“Convenient, fast – I highly recommend it.”
That’s Toko, Taranaki sheep and beef farmer Nick Brown’s verdict on the online portal MyOSPRI.
Nick is one of more than 1000 sheep farmers who have already ditched paper-based Animal Status Declarations (ASDs) and are now using MyOSPRI to send both farm-to-farm and farm-to-meat processor electronic Animal Status Declarations (eASDs).
The eASDs provide accurate, reliable and readily accessible data about movements of sheep mobs and where farms and other places animals have been or are located – a real bonus for tracking and tracing in the wake of a biosecurity incursion.

Kevin Forward, Head of Traceability at OSPRI, says that the MyOSPRI system will vastly improve the sector’s ability to launch an effective response in the event of a disease outbreak.
“In the unlikely event of an outbreak such as Foot-and-Mouth Disease (FMD), it’s extremely important to keep tracking and tracing of animals accurately recorded and up to date.
“This is particularly critical for movements of mobs of sheep, which unlike cattle and deer are not covered by the National Animal Identification Tracing programme.
“Not only will sheep farmers benefit from using MyOSPRI, but we’ll have a better picture of all locations where cattle, deer and sheep move between for a response team to use in the event of a disease outbreak.
“Movements recorded using paper-based ASDs are not kept in a centralised database and would slow our ability to trace a rapidly moving disease such as FMD.”
Paper ASDs will still need to be used for saleyards, Kevin said.
Nick Brown ditched paper ASDs just before COVID started to get a hold in New Zealand.
“I hate writing stuff down on paper and it’s just so easy to do it on the phone.
“It’s convenient; you can edit the ASD if you make a mistake and it remembers stuff – you don’t have to put your address in every time and that sort of stuff.
“When it’s done you don’t have to worry about taking the docket over to the load out ramp to give to the truckie. You’re not worried about the truckie losing it…One time one of the paper dockets mysteriously got a big hole in it somewhere between the farm and the works.”
Nick found MyOSPRI relatively easy to use “though I guess for some people who aren’t digitally minded and haven’t had much technology in their lives, they might struggle.
“But most farmers have a smartphone these days.
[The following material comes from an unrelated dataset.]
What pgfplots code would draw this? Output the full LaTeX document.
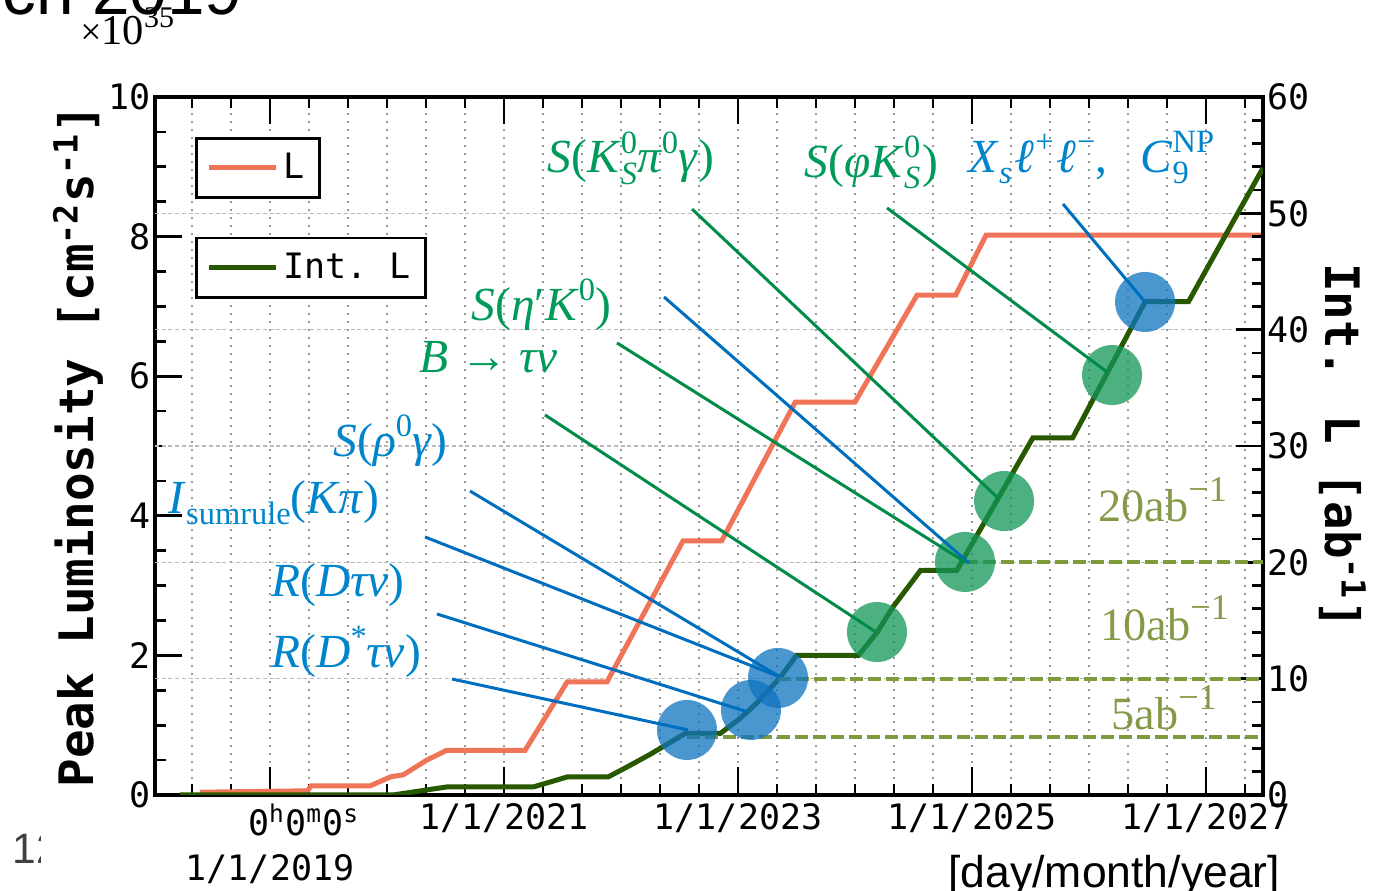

Come a time it will all be electronic so we might as well get used to it now.”
MyOSPRI needs an internet connection “but it wouldn’t have to be real fast one, like Netflix speed-type capability,” Nick says.
“I think it’s the way of the future.”
OSPRI says the online customer portal will, in time, enable farmers to access OSPRI’s integrated animal disease and traceability system. It has replaced the eASD system and in the future will bring together NAIT and disease management information into one system, so farmers can view disease information and manage livestock movements easily online, and in one place.